* Aim of the task:
Output the first line of the listing and each line after it, up to and including the line that contains "from bokeh.core.properties import value", exactly as written, minus the pictures.

* Data provided:
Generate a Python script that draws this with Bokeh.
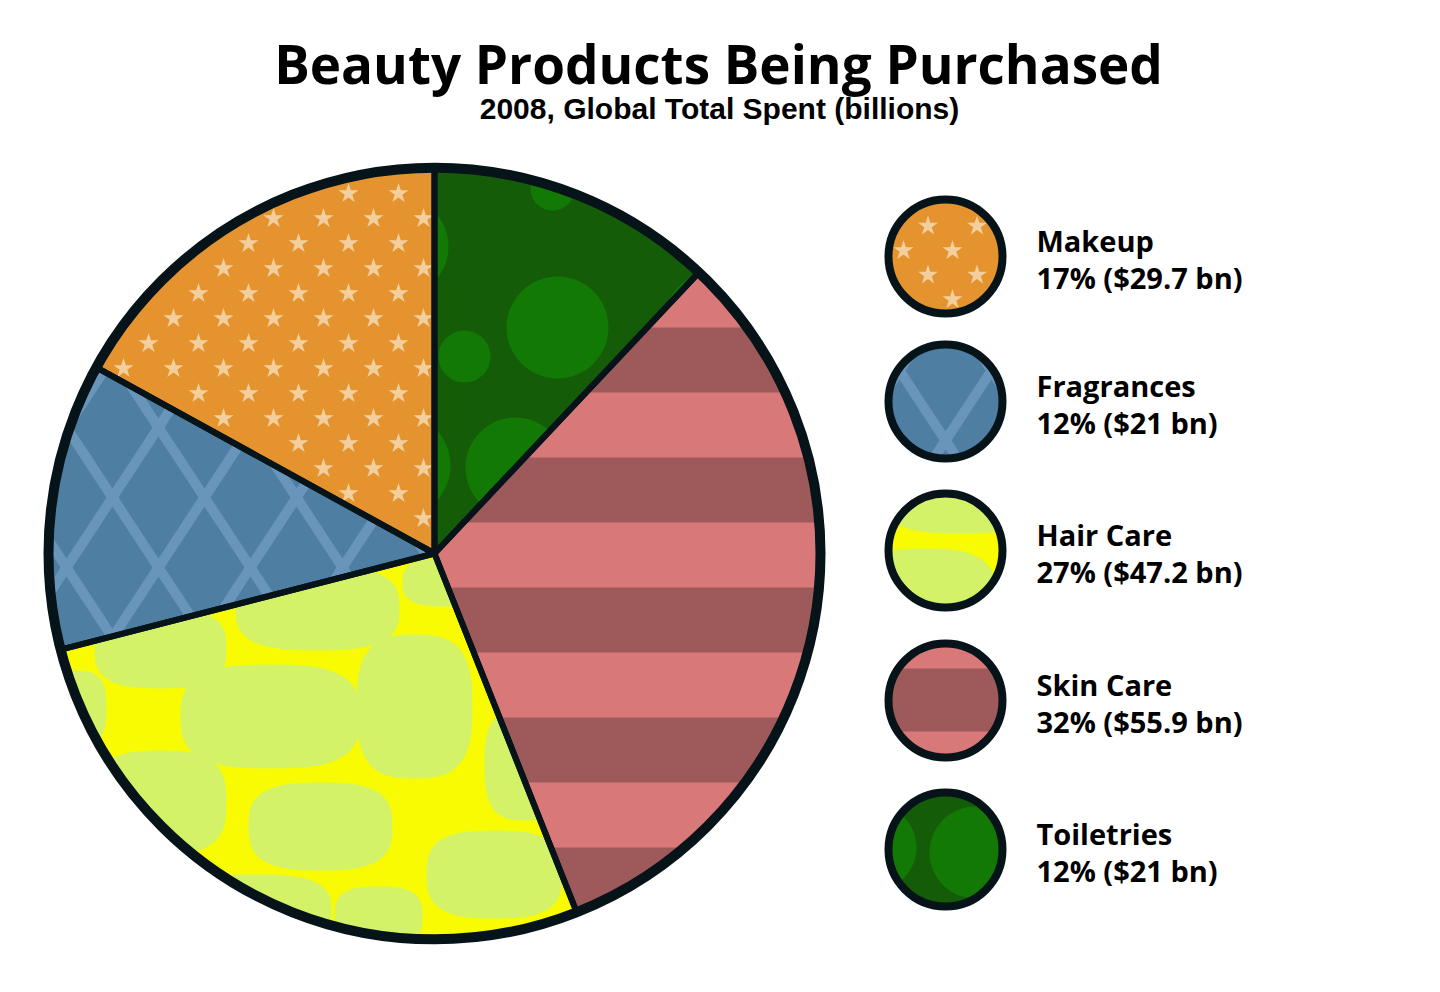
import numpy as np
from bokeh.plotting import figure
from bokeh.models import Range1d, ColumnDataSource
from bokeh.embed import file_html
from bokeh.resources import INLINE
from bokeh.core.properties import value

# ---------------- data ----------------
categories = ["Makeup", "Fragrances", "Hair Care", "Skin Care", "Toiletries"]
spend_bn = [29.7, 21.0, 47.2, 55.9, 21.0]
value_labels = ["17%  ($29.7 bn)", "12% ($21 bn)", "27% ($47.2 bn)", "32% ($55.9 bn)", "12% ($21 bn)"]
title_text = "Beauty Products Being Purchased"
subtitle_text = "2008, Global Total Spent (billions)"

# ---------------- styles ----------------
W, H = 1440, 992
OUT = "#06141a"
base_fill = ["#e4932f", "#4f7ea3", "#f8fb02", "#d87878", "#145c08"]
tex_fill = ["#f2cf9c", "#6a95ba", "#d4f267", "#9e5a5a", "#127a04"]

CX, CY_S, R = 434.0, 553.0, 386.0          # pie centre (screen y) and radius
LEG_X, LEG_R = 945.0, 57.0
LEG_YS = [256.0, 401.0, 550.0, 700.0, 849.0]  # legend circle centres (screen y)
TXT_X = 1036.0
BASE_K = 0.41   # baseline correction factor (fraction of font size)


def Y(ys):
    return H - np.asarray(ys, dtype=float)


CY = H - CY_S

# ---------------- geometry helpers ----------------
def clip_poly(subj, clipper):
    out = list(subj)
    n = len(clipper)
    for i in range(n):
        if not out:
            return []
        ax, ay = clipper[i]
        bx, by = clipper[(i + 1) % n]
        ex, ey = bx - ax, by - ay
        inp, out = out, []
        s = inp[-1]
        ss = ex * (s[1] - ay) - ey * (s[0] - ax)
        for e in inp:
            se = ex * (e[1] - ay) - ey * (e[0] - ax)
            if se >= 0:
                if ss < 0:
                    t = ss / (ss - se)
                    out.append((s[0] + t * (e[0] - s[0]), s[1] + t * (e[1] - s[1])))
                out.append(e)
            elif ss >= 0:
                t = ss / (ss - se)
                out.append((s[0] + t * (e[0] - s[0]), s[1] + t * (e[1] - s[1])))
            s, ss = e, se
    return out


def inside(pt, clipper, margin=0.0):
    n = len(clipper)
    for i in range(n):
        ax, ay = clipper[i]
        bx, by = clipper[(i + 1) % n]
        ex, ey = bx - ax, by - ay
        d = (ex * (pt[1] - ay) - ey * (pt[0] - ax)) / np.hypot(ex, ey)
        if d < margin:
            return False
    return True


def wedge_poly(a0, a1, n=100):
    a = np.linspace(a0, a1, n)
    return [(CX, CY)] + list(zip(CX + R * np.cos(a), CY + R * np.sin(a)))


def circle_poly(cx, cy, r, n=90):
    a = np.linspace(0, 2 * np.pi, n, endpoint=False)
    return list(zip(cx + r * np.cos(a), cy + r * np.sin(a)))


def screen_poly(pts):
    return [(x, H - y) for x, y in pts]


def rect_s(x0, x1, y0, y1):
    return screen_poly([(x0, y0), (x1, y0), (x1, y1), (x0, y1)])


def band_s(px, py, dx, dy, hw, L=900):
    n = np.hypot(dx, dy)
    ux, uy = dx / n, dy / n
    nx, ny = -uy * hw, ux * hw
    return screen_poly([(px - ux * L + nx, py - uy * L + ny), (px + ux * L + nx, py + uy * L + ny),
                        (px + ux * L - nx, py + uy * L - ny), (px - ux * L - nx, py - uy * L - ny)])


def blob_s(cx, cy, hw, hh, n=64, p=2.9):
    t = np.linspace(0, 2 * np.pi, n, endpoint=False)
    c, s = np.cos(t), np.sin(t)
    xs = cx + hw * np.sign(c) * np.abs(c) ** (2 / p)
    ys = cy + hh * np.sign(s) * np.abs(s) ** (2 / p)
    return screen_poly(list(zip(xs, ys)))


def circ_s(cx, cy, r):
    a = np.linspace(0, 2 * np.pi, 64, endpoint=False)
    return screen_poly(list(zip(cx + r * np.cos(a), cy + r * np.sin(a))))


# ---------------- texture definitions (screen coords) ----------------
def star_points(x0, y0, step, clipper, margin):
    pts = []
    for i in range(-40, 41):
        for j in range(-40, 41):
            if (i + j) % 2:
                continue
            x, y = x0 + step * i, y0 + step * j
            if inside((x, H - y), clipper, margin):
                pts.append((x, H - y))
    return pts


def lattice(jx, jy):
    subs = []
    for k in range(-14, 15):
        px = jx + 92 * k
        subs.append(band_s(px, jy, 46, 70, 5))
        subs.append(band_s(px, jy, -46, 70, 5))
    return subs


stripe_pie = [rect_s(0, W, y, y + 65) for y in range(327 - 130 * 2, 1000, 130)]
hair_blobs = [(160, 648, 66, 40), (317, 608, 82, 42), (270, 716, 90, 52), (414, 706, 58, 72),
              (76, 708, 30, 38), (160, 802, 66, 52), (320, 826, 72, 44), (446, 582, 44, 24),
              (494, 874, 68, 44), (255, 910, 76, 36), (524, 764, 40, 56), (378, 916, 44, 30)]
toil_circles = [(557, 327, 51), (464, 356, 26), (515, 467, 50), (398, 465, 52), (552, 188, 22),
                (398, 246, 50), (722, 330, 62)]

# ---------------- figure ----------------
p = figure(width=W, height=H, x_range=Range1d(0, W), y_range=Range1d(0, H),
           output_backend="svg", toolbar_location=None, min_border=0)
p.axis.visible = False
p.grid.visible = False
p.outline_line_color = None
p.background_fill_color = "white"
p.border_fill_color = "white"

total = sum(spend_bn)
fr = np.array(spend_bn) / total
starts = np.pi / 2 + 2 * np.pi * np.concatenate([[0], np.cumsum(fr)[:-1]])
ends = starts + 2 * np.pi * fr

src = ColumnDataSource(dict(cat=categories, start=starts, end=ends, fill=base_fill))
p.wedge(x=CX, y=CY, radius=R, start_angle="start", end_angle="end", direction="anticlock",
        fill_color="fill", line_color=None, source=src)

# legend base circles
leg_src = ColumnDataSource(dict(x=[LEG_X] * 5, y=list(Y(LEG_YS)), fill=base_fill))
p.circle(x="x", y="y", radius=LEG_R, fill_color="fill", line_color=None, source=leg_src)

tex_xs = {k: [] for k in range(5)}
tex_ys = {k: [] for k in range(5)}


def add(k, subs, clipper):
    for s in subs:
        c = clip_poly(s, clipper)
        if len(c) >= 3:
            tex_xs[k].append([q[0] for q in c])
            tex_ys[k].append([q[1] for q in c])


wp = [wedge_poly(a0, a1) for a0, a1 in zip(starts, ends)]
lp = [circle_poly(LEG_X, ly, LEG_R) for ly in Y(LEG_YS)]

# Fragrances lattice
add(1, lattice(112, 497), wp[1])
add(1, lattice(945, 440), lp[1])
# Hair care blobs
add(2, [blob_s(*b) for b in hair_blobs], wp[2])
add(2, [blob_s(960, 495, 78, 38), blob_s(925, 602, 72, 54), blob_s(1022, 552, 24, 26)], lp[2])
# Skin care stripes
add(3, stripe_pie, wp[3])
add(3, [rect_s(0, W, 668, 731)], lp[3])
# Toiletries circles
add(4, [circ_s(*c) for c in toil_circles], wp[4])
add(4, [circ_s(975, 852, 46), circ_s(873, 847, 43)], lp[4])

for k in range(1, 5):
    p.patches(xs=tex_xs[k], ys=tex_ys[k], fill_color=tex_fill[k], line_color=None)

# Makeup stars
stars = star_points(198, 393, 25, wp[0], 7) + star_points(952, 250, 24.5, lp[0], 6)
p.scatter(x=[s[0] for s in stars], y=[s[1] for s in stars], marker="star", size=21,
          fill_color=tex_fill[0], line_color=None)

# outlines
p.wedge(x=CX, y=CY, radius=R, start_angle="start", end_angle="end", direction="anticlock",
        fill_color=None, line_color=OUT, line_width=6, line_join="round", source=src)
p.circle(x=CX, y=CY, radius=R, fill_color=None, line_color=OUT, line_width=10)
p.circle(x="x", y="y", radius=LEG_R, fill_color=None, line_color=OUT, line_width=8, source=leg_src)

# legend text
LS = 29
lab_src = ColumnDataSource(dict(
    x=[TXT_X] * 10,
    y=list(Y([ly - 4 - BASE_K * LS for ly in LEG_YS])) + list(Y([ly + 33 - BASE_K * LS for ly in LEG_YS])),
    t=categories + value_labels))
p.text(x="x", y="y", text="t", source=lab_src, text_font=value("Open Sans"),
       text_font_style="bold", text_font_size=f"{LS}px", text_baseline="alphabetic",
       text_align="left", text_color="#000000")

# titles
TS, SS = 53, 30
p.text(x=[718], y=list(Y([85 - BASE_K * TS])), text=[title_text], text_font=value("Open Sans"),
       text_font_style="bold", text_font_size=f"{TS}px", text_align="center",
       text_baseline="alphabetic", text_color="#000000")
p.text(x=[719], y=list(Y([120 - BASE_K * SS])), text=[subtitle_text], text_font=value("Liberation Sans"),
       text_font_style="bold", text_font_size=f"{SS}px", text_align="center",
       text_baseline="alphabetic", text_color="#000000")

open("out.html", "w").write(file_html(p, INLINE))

* Task solution:
Generate a Python script that draws this with Bokeh.
import numpy as np
from bokeh.plotting import figure
from bokeh.models import Range1d, ColumnDataSource
from bokeh.embed import file_html
from bokeh.resources import INLINE
from bokeh.core.properties import value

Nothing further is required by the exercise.